### GIVEN DATA

=-=-=-=-=

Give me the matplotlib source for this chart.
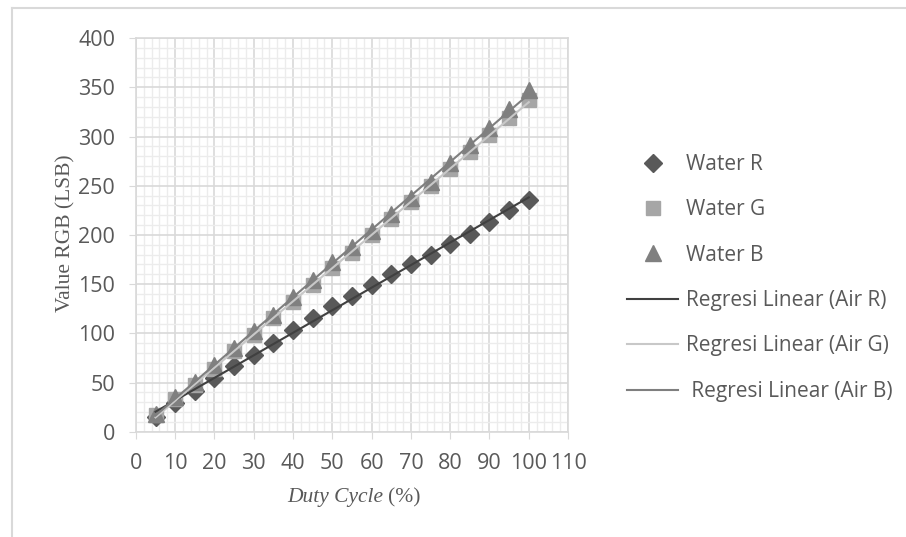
import numpy as np
import matplotlib
matplotlib.use("Agg")
import matplotlib.pyplot as plt
from matplotlib.lines import Line2D
from matplotlib.ticker import MultipleLocator

# duty cycle (%) and measured RGB values (LSB)
duty = [5, 10, 15, 20, 25, 30, 35, 40, 45, 50,
        55, 60, 65, 70, 75, 80, 85, 90, 95, 100]
water_r = [15, 29, 41, 55, 67, 78, 90, 103, 116, 128,
           138, 149, 160, 170, 180, 191, 201, 213, 225, 236]
water_g = [17, 33, 48, 64, 82, 98, 116, 132, 149, 166,
           182, 200, 216, 233, 250, 267, 284, 302, 319, 337]
water_b = [18, 35, 51, 68, 85, 102, 119, 137, 154, 172,
           188, 204, 221, 238, 254, 273, 291, 309, 328, 347]

series_labels = ["Water R", "Water G", "Water B"]
fit_labels = ["Regresi Linear (Air R)", "Regresi Linear (Air G)", " Regresi Linear (Air B)"]

text_col = "#595959"
marker_cols = ["#595959", "#a6a6a6", "#808080"]
fit_cols = ["#404040", "#c8c8c8", "#7f7f7f"]
markers = ["D", "s", "^"]
msizes = [9, 10, 11]

fig = plt.figure(figsize=(9.06, 5.37), dpi=100)
ax = fig.add_axes([0.150, 0.196, 0.477, 0.733])

# chart-area border (left and top only visible)
fig.add_artist(Line2D([12 / 906, 12 / 906], [0, 1 - 8 / 537], transform=fig.transFigure,
                      color="#d9d9d9", lw=1.5))
fig.add_artist(Line2D([12 / 906, 1], [1 - 8 / 537, 1 - 8 / 537], transform=fig.transFigure,
                      color="#d9d9d9", lw=1.5))

x = np.array(duty, dtype=float)
handles_pts = []
handles_fit = []
for i, ys in enumerate([water_r, water_g, water_b]):
    ys = np.array(ys, dtype=float)
    h, = ax.plot(x, ys, linestyle="none", marker=markers[i], ms=msizes[i],
                 color=marker_cols[i], zorder=3 + i)
    handles_pts.append(h)

for i, ys in enumerate([water_r, water_g, water_b]):
    slope, icpt = np.polyfit(x, np.array(ys, dtype=float), 1)
    xf = np.array([x.min(), x.max()])
    h, = ax.plot(xf, slope * xf + icpt, color=fit_cols[i], lw=1.5, zorder=7)
    handles_fit.append(h)

ax.set_xlim(0, 110)
ax.set_ylim(0, 400)
ax.xaxis.set_major_locator(MultipleLocator(10))
ax.xaxis.set_minor_locator(MultipleLocator(2))
ax.yaxis.set_major_locator(MultipleLocator(50))
ax.yaxis.set_minor_locator(MultipleLocator(10))
ax.grid(which="major", color="#d9d9d9", lw=1.2, zorder=0)
ax.grid(which="minor", color="#ececec", lw=1.0, zorder=0)
ax.set_axisbelow(True)
for s in ax.spines.values():
    s.set_color("#d9d9d9")
    s.set_linewidth(1.2)
ax.tick_params(which="major", length=5, color="#d9d9d9", labelcolor=text_col,
               labelsize=15.5)
ax.tick_params(axis="x", which="major", pad=10)
ax.tick_params(axis="y", which="major", pad=10)
ax.tick_params(which="minor", length=0)
for lab in ax.get_xticklabels() + ax.get_yticklabels():
    lab.set_fontfamily("Open Sans")

ax.text(-0.163, 0.505, "Value RGB (LSB)", transform=ax.transAxes, rotation=90,
        ha="center", va="center", fontsize=15.5, family="Liberation Serif", color=text_col)
ax.text(0.572, -0.1675, "Duty Cycle", transform=ax.transAxes, ha="right", va="center",
        fontsize=15.5, family="Liberation Serif", style="italic", color=text_col)
ax.text(0.584, -0.1675, "(%)", transform=ax.transAxes, ha="left", va="center",
        fontsize=15.5, family="Liberation Serif", color=text_col)

leg = ax.legend(handles_pts + handles_fit, series_labels + fit_labels,
                loc="upper left", bbox_to_anchor=(627 / 906, 1 - 154 / 537),
                bbox_transform=fig.transFigure, frameon=False,
                prop={"family": "Open Sans", "size": 15},
                labelspacing=1.17, handlelength=2.45, handletextpad=0.38,
                borderpad=0, borderaxespad=0)
for t in leg.get_texts():
    t.set_color(text_col)

fig.savefig("out.png", dpi=100)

=-=-=-=-=

### WORK TO BE COMPLETED
Copy out every line of the material above exactly, skipping the pictures.

### WORKED SOLUTION
Give me the matplotlib source for this chart.
import numpy as np
import matplotlib
matplotlib.use("Agg")
import matplotlib.pyplot as plt
from matplotlib.lines import Line2D
from matplotlib.ticker import MultipleLocator

# duty cycle (%) and measured RGB values (LSB)
duty = [5, 10, 15, 20, 25, 30, 35, 40, 45, 50,
        55, 60, 65, 70, 75, 80, 85, 90, 95, 100]
water_r = [15, 29, 41, 55, 67, 78, 90, 103, 116, 128,
           138, 149, 160, 170, 180, 191, 201, 213, 225, 236]
water_g = [17, 33, 48, 64, 82, 98, 116, 132, 149, 166,
           182, 200, 216, 233, 250, 267, 284, 302, 319, 337]
water_b = [18, 35, 51, 68, 85, 102, 119, 137, 154, 172,
           188, 204, 221, 238, 254, 273, 291, 309, 328, 347]

series_labels = ["Water R", "Water G", "Water B"]
fit_labels = ["Regresi Linear (Air R)", "Regresi Linear (Air G)", " Regresi Linear (Air B)"]

text_col = "#595959"
marker_cols = ["#595959", "#a6a6a6", "#808080"]
fit_cols = ["#404040", "#c8c8c8", "#7f7f7f"]
markers = ["D", "s", "^"]
msizes = [9, 10, 11]

fig = plt.figure(figsize=(9.06, 5.37), dpi=100)
ax = fig.add_axes([0.150, 0.196, 0.477, 0.733])

# chart-area border (left and top only visible)
fig.add_artist(Line2D([12 / 906, 12 / 906], [0, 1 - 8 / 537], transform=fig.transFigure,
                      color="#d9d9d9", lw=1.5))
fig.add_artist(Line2D([12 / 906, 1], [1 - 8 / 537, 1 - 8 / 537], transform=fig.transFigure,
                      color="#d9d9d9", lw=1.5))

x = np.array(duty, dtype=float)
handles_pts = []
handles_fit = []
for i, ys in enumerate([water_r, water_g, water_b]):
    ys = np.array(ys, dtype=float)
    h, = ax.plot(x, ys, linestyle="none", marker=markers[i], ms=msizes[i],
                 color=marker_cols[i], zorder=3 + i)
    handles_pts.append(h)

for i, ys in enumerate([water_r, water_g, water_b]):
    slope, icpt = np.polyfit(x, np.array(ys, dtype=float), 1)
    xf = np.array([x.min(), x.max()])
    h, = ax.plot(xf, slope * xf + icpt, color=fit_cols[i], lw=1.5, zorder=7)
    handles_fit.append(h)

ax.set_xlim(0, 110)
ax.set_ylim(0, 400)
ax.xaxis.set_major_locator(MultipleLocator(10))
ax.xaxis.set_minor_locator(MultipleLocator(2))
ax.yaxis.set_major_locator(MultipleLocator(50))
ax.yaxis.set_minor_locator(MultipleLocator(10))
ax.grid(which="major", color="#d9d9d9", lw=1.2, zorder=0)
ax.grid(which="minor", color="#ececec", lw=1.0, zorder=0)
ax.set_axisbelow(True)
for s in ax.spines.values():
    s.set_color("#d9d9d9")
    s.set_linewidth(1.2)
ax.tick_params(which="major", length=5, color="#d9d9d9", labelcolor=text_col,
               labelsize=15.5)
ax.tick_params(axis="x", which="major", pad=10)
ax.tick_params(axis="y", which="major", pad=10)
ax.tick_params(which="minor", length=0)
for lab in ax.get_xticklabels() + ax.get_yticklabels():
    lab.set_fontfamily("Open Sans")

ax.text(-0.163, 0.505, "Value RGB (LSB)", transform=ax.transAxes, rotation=90,
        ha="center", va="center", fontsize=15.5, family="Liberation Serif", color=text_col)
ax.text(0.572, -0.1675, "Duty Cycle", transform=ax.transAxes, ha="right", va="center",
        fontsize=15.5, family="Liberation Serif", style="italic", color=text_col)
ax.text(0.584, -0.1675, "(%)", transform=ax.transAxes, ha="left", va="center",
        fontsize=15.5, family="Liberation Serif", color=text_col)

leg = ax.legend(handles_pts + handles_fit, series_labels + fit_labels,
                loc="upper left", bbox_to_anchor=(627 / 906, 1 - 154 / 537),
                bbox_transform=fig.transFigure, frameon=False,
                prop={"family": "Open Sans", "size": 15},
                labelspacing=1.17, handlelength=2.45, handletextpad=0.38,
                borderpad=0, borderaxespad=0)
for t in leg.get_texts():
    t.set_color(text_col)

fig.savefig("out.png", dpi=100)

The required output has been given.